WHAT YOU NEED TO DO:
Exactly repeat the material, dropping every picture from the copy.

>> Start

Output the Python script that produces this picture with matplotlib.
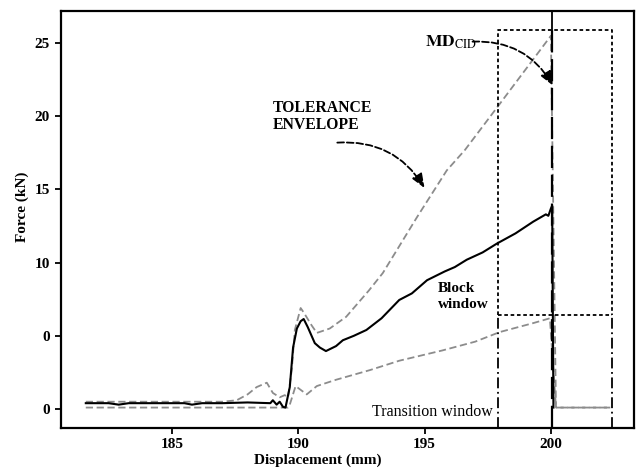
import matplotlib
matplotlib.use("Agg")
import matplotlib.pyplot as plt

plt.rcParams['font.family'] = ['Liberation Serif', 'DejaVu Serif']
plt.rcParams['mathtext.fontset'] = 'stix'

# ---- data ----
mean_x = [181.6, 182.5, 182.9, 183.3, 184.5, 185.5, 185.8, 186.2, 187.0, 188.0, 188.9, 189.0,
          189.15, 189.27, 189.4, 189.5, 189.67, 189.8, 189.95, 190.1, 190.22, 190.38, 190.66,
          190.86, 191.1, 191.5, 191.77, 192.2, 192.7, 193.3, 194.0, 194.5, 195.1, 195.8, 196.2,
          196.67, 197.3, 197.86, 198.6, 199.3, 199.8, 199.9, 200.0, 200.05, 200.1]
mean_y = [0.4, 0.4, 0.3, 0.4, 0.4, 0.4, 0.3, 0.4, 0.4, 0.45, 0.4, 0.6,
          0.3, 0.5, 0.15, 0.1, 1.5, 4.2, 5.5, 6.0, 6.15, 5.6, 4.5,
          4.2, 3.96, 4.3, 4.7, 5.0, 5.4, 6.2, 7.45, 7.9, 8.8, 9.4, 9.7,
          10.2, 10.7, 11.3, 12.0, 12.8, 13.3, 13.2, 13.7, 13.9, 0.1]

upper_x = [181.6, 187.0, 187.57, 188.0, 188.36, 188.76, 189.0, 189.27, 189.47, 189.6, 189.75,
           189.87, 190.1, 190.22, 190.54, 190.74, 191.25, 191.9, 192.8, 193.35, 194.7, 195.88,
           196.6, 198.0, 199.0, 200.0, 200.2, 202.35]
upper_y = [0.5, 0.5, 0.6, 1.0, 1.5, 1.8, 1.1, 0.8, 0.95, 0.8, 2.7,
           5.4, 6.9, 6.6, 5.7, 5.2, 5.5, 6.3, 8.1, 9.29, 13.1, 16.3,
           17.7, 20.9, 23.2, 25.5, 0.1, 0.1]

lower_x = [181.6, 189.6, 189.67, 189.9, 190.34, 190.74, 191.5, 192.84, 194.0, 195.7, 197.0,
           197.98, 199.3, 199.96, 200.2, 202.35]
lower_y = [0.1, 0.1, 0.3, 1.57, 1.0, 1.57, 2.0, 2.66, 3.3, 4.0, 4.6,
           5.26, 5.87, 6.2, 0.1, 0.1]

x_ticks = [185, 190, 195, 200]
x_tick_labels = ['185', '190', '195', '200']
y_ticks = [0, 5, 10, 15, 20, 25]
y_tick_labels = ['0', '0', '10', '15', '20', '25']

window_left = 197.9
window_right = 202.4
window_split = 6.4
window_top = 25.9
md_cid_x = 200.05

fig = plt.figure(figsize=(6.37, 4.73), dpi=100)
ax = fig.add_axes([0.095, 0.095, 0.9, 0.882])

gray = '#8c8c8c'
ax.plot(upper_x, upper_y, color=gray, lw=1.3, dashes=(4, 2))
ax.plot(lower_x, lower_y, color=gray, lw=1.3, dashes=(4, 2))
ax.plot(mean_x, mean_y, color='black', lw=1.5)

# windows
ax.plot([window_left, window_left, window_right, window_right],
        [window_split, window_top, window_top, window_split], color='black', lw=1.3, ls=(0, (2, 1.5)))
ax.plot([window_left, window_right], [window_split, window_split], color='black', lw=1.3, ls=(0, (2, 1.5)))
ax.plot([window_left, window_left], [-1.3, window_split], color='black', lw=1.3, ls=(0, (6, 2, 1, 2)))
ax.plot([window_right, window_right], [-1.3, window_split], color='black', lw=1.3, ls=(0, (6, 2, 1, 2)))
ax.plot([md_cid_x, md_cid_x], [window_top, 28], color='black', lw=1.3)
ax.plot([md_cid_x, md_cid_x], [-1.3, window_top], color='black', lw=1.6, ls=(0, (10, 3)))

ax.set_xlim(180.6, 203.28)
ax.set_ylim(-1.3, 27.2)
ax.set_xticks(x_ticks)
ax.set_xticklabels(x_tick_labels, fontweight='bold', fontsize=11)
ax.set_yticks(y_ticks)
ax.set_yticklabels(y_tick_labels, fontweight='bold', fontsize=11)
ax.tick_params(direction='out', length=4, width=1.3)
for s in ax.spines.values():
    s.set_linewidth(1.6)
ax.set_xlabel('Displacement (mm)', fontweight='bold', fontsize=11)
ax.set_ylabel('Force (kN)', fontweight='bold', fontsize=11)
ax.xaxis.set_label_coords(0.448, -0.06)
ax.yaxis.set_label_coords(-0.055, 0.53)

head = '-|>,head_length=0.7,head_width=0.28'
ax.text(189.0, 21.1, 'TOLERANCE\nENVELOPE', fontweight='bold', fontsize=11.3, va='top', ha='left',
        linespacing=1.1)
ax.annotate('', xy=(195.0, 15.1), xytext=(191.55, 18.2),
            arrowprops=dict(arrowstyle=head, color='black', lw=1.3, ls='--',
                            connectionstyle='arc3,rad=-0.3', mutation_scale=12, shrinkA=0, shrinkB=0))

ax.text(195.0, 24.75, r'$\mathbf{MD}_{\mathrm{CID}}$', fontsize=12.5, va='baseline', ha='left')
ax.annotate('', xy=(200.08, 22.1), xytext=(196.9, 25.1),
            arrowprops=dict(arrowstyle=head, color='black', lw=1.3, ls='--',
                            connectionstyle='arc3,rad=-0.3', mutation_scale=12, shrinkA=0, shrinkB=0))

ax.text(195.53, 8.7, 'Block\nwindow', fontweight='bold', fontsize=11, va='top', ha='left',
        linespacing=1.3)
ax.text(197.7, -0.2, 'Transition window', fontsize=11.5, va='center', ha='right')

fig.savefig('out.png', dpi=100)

>> End

CORRECT ANSWER:
Output the Python script that produces this picture with matplotlib.
import matplotlib
matplotlib.use("Agg")
import matplotlib.pyplot as plt

plt.rcParams['font.family'] = ['Liberation Serif', 'DejaVu Serif']
plt.rcParams['mathtext.fontset'] = 'stix'

# ---- data ----
mean_x = [181.6, 182.5, 182.9, 183.3, 184.5, 185.5, 185.8, 186.2, 187.0, 188.0, 188.9, 189.0,
          189.15, 189.27, 189.4, 189.5, 189.67, 189.8, 189.95, 190.1, 190.22, 190.38, 190.66,
          190.86, 191.1, 191.5, 191.77, 192.2, 192.7, 193.3, 194.0, 194.5, 195.1, 195.8, 196.2,
          196.67, 197.3, 197.86, 198.6, 199.3, 199.8, 199.9, 200.0, 200.05, 200.1]
mean_y = [0.4, 0.4, 0.3, 0.4, 0.4, 0.4, 0.3, 0.4, 0.4, 0.45, 0.4, 0.6,
          0.3, 0.5, 0.15, 0.1, 1.5, 4.2, 5.5, 6.0, 6.15, 5.6, 4.5,
          4.2, 3.96, 4.3, 4.7, 5.0, 5.4, 6.2, 7.45, 7.9, 8.8, 9.4, 9.7,
          10.2, 10.7, 11.3, 12.0, 12.8, 13.3, 13.2, 13.7, 13.9, 0.1]

upper_x = [181.6, 187.0, 187.57, 188.0, 188.36, 188.76, 189.0, 189.27, 189.47, 189.6, 189.75,
           189.87, 190.1, 190.22, 190.54, 190.74, 191.25, 191.9, 192.8, 193.35, 194.7, 195.88,
           196.6, 198.0, 199.0, 200.0, 200.2, 202.35]
upper_y = [0.5, 0.5, 0.6, 1.0, 1.5, 1.8, 1.1, 0.8, 0.95, 0.8, 2.7,
           5.4, 6.9, 6.6, 5.7, 5.2, 5.5, 6.3, 8.1, 9.29, 13.1, 16.3,
           17.7, 20.9, 23.2, 25.5, 0.1, 0.1]

lower_x = [181.6, 189.6, 189.67, 189.9, 190.34, 190.74, 191.5, 192.84, 194.0, 195.7, 197.0,
           197.98, 199.3, 199.96, 200.2, 202.35]
lower_y = [0.1, 0.1, 0.3, 1.57, 1.0, 1.57, 2.0, 2.66, 3.3, 4.0, 4.6,
           5.26, 5.87, 6.2, 0.1, 0.1]

x_ticks = [185, 190, 195, 200]
x_tick_labels = ['185', '190', '195', '200']
y_ticks = [0, 5, 10, 15, 20, 25]
y_tick_labels = ['0', '0', '10', '15', '20', '25']

window_left = 197.9
window_right = 202.4
window_split = 6.4
window_top = 25.9
md_cid_x = 200.05

fig = plt.figure(figsize=(6.37, 4.73), dpi=100)
ax = fig.add_axes([0.095, 0.095, 0.9, 0.882])

gray = '#8c8c8c'
ax.plot(upper_x, upper_y, color=gray, lw=1.3, dashes=(4, 2))
ax.plot(lower_x, lower_y, color=gray, lw=1.3, dashes=(4, 2))
ax.plot(mean_x, mean_y, color='black', lw=1.5)

# windows
ax.plot([window_left, window_left, window_right, window_right],
        [window_split, window_top, window_top, window_split], color='black', lw=1.3, ls=(0, (2, 1.5)))
ax.plot([window_left, window_right], [window_split, window_split], color='black', lw=1.3, ls=(0, (2, 1.5)))
ax.plot([window_left, window_left], [-1.3, window_split], color='black', lw=1.3, ls=(0, (6, 2, 1, 2)))
ax.plot([window_right, window_right], [-1.3, window_split], color='black', lw=1.3, ls=(0, (6, 2, 1, 2)))
ax.plot([md_cid_x, md_cid_x], [window_top, 28], color='black', lw=1.3)
ax.plot([md_cid_x, md_cid_x], [-1.3, window_top], color='black', lw=1.6, ls=(0, (10, 3)))

ax.set_xlim(180.6, 203.28)
ax.set_ylim(-1.3, 27.2)
ax.set_xticks(x_ticks)
ax.set_xticklabels(x_tick_labels, fontweight='bold', fontsize=11)
ax.set_yticks(y_ticks)
ax.set_yticklabels(y_tick_labels, fontweight='bold', fontsize=11)
ax.tick_params(direction='out', length=4, width=1.3)
for s in ax.spines.values():
    s.set_linewidth(1.6)
ax.set_xlabel('Displacement (mm)', fontweight='bold', fontsize=11)
ax.set_ylabel('Force (kN)', fontweight='bold', fontsize=11)
ax.xaxis.set_label_coords(0.448, -0.06)
ax.yaxis.set_label_coords(-0.055, 0.53)

head = '-|>,head_length=0.7,head_width=0.28'
ax.text(189.0, 21.1, 'TOLERANCE\nENVELOPE', fontweight='bold', fontsize=11.3, va='top', ha='left',
        linespacing=1.1)
ax.annotate('', xy=(195.0, 15.1), xytext=(191.55, 18.2),
            arrowprops=dict(arrowstyle=head, color='black', lw=1.3, ls='--',
                            connectionstyle='arc3,rad=-0.3', mutation_scale=12, shrinkA=0, shrinkB=0))

ax.text(195.0, 24.75, r'$\mathbf{MD}_{\mathrm{CID}}$', fontsize=12.5, va='baseline', ha='left')
ax.annotate('', xy=(200.08, 22.1), xytext=(196.9, 25.1),
            arrowprops=dict(arrowstyle=head, color='black', lw=1.3, ls='--',
                            connectionstyle='arc3,rad=-0.3', mutation_scale=12, shrinkA=0, shrinkB=0))

ax.text(195.53, 8.7, 'Block\nwindow', fontweight='bold', fontsize=11, va='top', ha='left',
        linespacing=1.3)
ax.text(197.7, -0.2, 'Transition window', fontsize=11.5, va='center', ha='right')

fig.savefig('out.png', dpi=100)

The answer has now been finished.